Still life. Frances Schultz shot this using an old
90-180mm Vivitar Series 1 Flat Field macro lens that focuses to 1/2 life size. Continuous focusing from infinity to the close-up range is infinitely more convenient than fiddling around with close-up lenses and extension tubes. Film was Fuji's Velvia: this was before we switched to Kodak's E100VS and EBX. The camera was a Nikon F.

3) Filter Size
Slower lenses bring me to filter size. All my slow lenses take 39mm filters, whereas for the fast ones I need three different sizes, all bigger, all more expensive. But I don't normally want filters in poor light, so during the day I can survive with the slower lenses and one set of filters.

4) Close Focusing
What about close focusing? Until I can afford the latest 90mm f/4 Macro-Elmar-M, which focuses to 1/3 life size (with an adapter), this is one of the pleasures I have to forgo because of rangefinders. Even so, my 90mm lenses do focus to a bit under 1/10 life size, which is good enough for me, most of the time. If I need to focus closer, it is normally only in the studio, so I switch to a reflex and a purpose-built macro lens. But in the days when my wife Frances Schultz used mainly reflexes, her favorite lenses for a long time were a 90mm f/2.5 Vivitar Series 1 macro (for Nikon) and a glorious 100mm f/2.8 Zeiss Makro-Planar that we had for a few months with a Contax outfit on loan from the importers.

It is worth adding that I often carry a 200mm f/3 Vivitar Series 1 (on a Nikon F) to supplement my Voigtländers, because rangefinder cameras aren't much good with lenses beyond about 90mm. This lens, long out of production, focuses to around 1/4 life size, or 1/2 life size with a tele-converter fitted. This is one reason why I use the 200mm f/3 more than my old Nikon 200mm f/4.

Arc de Triomphe, Paris.
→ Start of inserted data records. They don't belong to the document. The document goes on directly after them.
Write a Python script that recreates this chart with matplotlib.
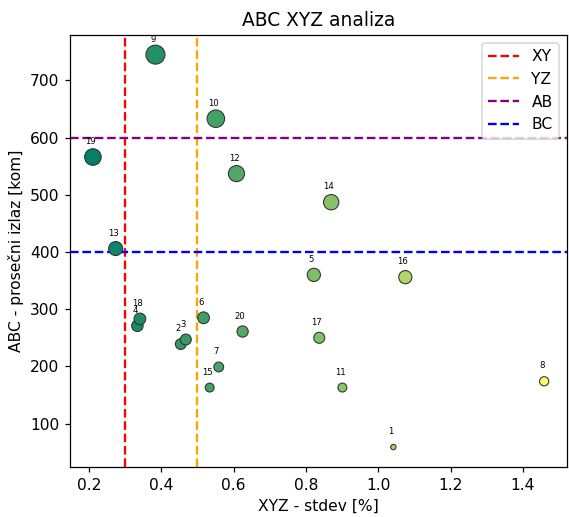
import numpy as np
import matplotlib
matplotlib.use('Agg')
from matplotlib import pyplot as plt

# tocke 1..20
labels = [str(i) for i in range(1, 21)]
stdev = [1.042, 0.454, 0.468, 0.334, 0.822, 0.517, 0.559, 1.459, 0.384, 0.551,
         0.901, 0.608, 0.274, 0.870, 0.534, 1.075, 0.837, 0.341, 0.211, 0.625]
izlaz = [59, 239, 247, 271, 360, 285, 199, 174, 745, 633,
         163, 537, 406, 487, 163, 356, 250, 283, 566, 261]

vlines = [0.3, 0.5]
vline_labels = ['XY', 'YZ']
vline_colors = ['red', 'orange']
hlines = [600, 400]
hline_labels = ['AB', 'BC']
hline_colors = ['purple', 'blue']

DPI = 112
fig = plt.figure(figsize=(569 / DPI, 517 / DPI), dpi=DPI)
ax = fig.add_axes([0.1236, 0.0973, 0.8724, 0.835])

x = np.array(stdev)
y = np.array(izlaz)
ax.scatter(x, y, s=y / 5, c=x, cmap='summer', edgecolors='#333333', linewidths=0.7, zorder=3)

for lab, xi, yi in zip(labels, x, y):
    ax.annotate(lab, (xi, yi), textcoords='offset points', xytext=(-1.5, 7),
                ha='center', va='bottom', fontsize=5.5, color='black')

for v, lab, col in zip(vlines, vline_labels, vline_colors):
    ax.axvline(v, color=col, linestyle='--', label=lab)
for h, lab, col in zip(hlines, hline_labels, hline_colors):
    ax.axhline(h, color=col, linestyle='--', label=lab)

ax.set_title('ABC XYZ analiza')
ax.set_xlabel('XYZ - stdev [%]')
ax.set_ylabel('ABC - prosečni izlaz [kom]')
ax.legend(loc='upper right')

fig.savefig('out.png', dpi=DPI)
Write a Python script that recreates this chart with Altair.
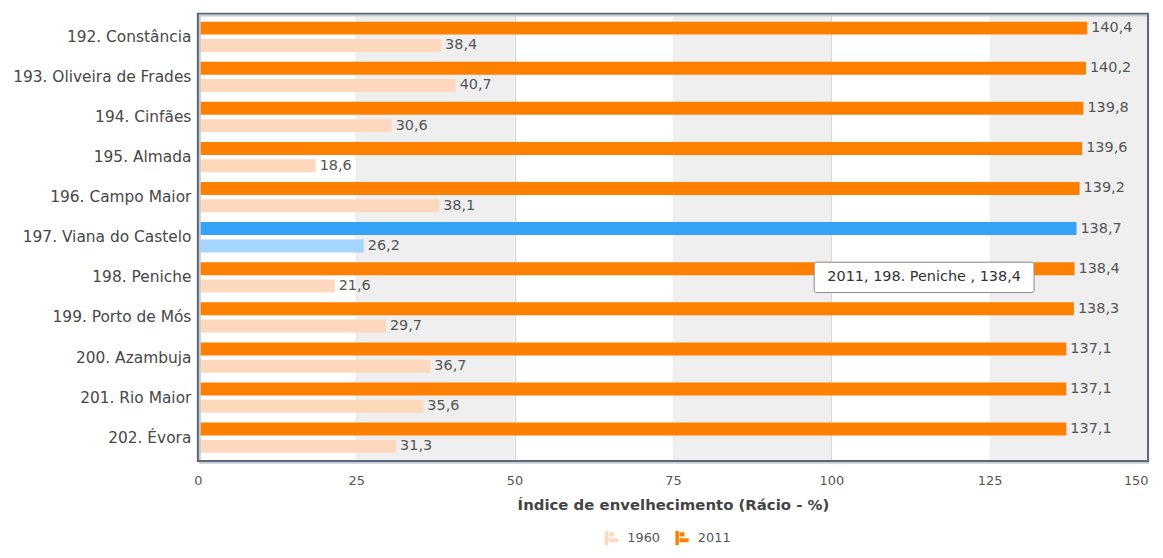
import altair as alt
import pandas as pd

categories = ["192. Constância", "193. Oliveira de Frades", "194. Cinfães", "195. Almada",
              "196. Campo Maior", "197. Viana do Castelo", "198. Peniche", "199. Porto de Mós",
              "200. Azambuja", "201. Rio Maior", "202. Évora"]
values_2011 = [140.4, 140.2, 139.8, 139.6, 139.2, 138.7, 138.4, 138.3, 137.1, 137.1, 137.1]
values_1960 = [38.4, 40.7, 30.6, 18.6, 38.1, 26.2, 21.6, 29.7, 36.7, 35.6, 31.3]
highlight = "197. Viana do Castelo"
x_ticks = [0, 25, 50, 75, 100, 125, 150]
bands = [(25, 50), (75, 100), (125, 150)]
tooltip_cat = "198. Peniche"
tooltip_text = "2011, 198. Peniche , 138,4"
tooltip_x = (97.3, 132.0)

rows = []
for c, v11, v60 in zip(categories, values_2011, values_1960):
    for s, v in (("2011", v11), ("1960", v60)):
        key = s + (" h" if c == highlight else "")
        rows.append({"cat": c, "series": s, "key": key, "value": v,
                     "label": f"{v:.1f}".replace(".", ",")})
df = pd.DataFrame(rows)

font = "DejaVu Sans"
xscale = alt.Scale(domain=[0, 150], nice=False)
ycat = alt.Y("cat:N", sort=categories, title=None,
             scale=alt.Scale(paddingInner=0.245, paddingOuter=0.2),
             axis=alt.Axis(labelFont=font, labelFontSize=15.5, labelColor="#474747",
                           ticks=False, domain=False, labelPadding=7, grid=False))
xq = alt.X("value:Q", title="Índice de envelhecimento (Rácio - %)", scale=xscale,
           axis=alt.Axis(values=x_ticks, labelFont=font, labelFontSize=13, labelColor="#555",
                         ticks=False, domain=False, gridColor="#cfcfcf", labelPadding=14,
                         labelFlush=False, grid=True,
                         labelAlign={"condition": {"test": "datum.value >= 150", "value": "right"},
                                     "value": "center"},
                         titleFont=font, titleFontSize=15, titleColor="#444",
                         titleFontWeight="bold", titlePadding=10))
yoff = alt.YOffset("series:N", sort=["2011", "1960"],
                   scale=alt.Scale(paddingInner=0.25, paddingOuter=0))

band_df = pd.DataFrame({"x0": [b[0] for b in bands], "x1": [b[1] for b in bands]})
bg = alt.Chart(band_df).mark_rect(color="#efefef").encode(
    x=alt.X("x0:Q", scale=xscale), x2="x1:Q")

shape = "M-1,-1H-0.5V1H-1Z M-0.4,-0.85H0.3V-0.25H-0.4Z M-0.4,0H0.9V0.6H-0.4Z"
bars = alt.Chart(df).mark_bar().encode(
    y=ycat, x=xq, yOffset=yoff,
    color=alt.Color("key:N",
                    scale=alt.Scale(domain=["1960", "2011", "1960 h", "2011 h"],
                                    range=["#fdd8bc", "#ff8000", "#a6d6ff", "#36a2f5"]),
                    legend=alt.Legend(values=["1960", "2011"], orient="none", title=None,
                                      direction="horizontal", legendX=409, legendY=520,
                                      padding=0, symbolType=shape, symbolSize=200,
                                      labelFont=font, labelFontSize=13, labelColor="#555",
                                      labelOffset=8, columnPadding=14,
                                      symbolStrokeWidth=0)))
labels = alt.Chart(df).mark_text(align="left", dx=4, font=font, fontSize=14.5,
                                 color="#555").encode(
    y=ycat, x=xq, yOffset=yoff, text="label:N")

frame_df = pd.DataFrame({"x0": [0], "x1": [150]})
shadow = alt.Chart(frame_df).mark_rect(fill=None, stroke="#c8cdd2", strokeWidth=2).encode(
    x=alt.X("x0:Q", scale=xscale), x2="x1:Q", y=alt.value(2), y2=alt.value(452),
    xOffset=alt.value(2))
frame = alt.Chart(frame_df).mark_rect(fill=None, stroke="#5a6878", strokeWidth=2).encode(
    x=alt.X("x0:Q", scale=xscale), x2="x1:Q", y=alt.value(0), y2=alt.value(450))

tip_df = pd.DataFrame({"cat": [tooltip_cat], "x0": [tooltip_x[0]], "x1": [tooltip_x[1]],
                       "t": [tooltip_text], "xm": [(tooltip_x[0] + tooltip_x[1]) / 2]})
tip_rect = alt.Chart(tip_df).mark_rect(fill="white", stroke="#8a8a8a", strokeWidth=1,
                                       cornerRadius=2).encode(
    y=alt.Y("cat:N", sort=categories), x="x0:Q", x2="x1:Q")
tip_text = alt.Chart(tip_df).mark_text(font=font, fontSize=14.5, color="#333").encode(
    y=alt.Y("cat:N", sort=categories), x="xm:Q", text="t:N")

chart = alt.layer(bg, bars, labels, shadow, frame, tip_rect, tip_text).properties(
    width=956, height=450,
    autosize=alt.AutoSizeParams(type="none"),
    padding={"left": 191, "top": 4, "right": 7, "bottom": 88}
).configure_view(stroke=None)

chart.save("out.html", embed_options={"renderer": "svg", "actions": False})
A fairly typical traffic jam around this legendary landmark. Without a shift lens, the Arc de Triomphe itself would not loom quite as impressively. I borrowed Frances' 35mm f/2.8 PC-Nikkor to shoot this on one of my last rolls of Fuji's RFP, possibly my favorite film of all time, in a Nikon F. A gendarme politely waited until we had finished before coming over and explaining that we really should have a tripod permit.

5) Shift Capability
What about shift lenses? These are very expensive, it's true, but they are also very, very habit-forming. Over 10 years ago Frances fell in love with the 35mm f/2.8 PC-Nikkor, and indeed it replaced her 90mm f/2.5 as the lens she used most of all. When she switched to Voigtländer rangefinder cameras, we had an adapter made to allow use of the 35mm f/2.8 on those: it's surprisingly easy to judge the degree of rise in the viewfinder. And her Alpa is the 12 S/WA with the shift movement, unlike my non-shift 12 WA.

6) Soft Focus
Moving on to soft focus, this is not something I would normally bother with in 35mm, but in larger formats (especially 5x7" and above) it can be extremely effective and even in 35mm there's the wonderfully over-the-top 90mm f/4 Dreamagon. The number of applications of the Dreamagon is limited, but it really lives up to its "Dreamy" name and the effect is far, far better than any soft-focus attachment, even the legendary Zeiss Softar. And if you can find and afford one, there's the justly legendary 90mm f/2.2 Thambar from Leica.

Flowers. The Dreamagon has taken these flowers to the edge of unrecognizability--but it's an effect you can't get any other way. Use a high saturation film (here, Kodak's EBX) and bracket on the side of underexposure, or flare will take away all the color. Camera was a Nikon F.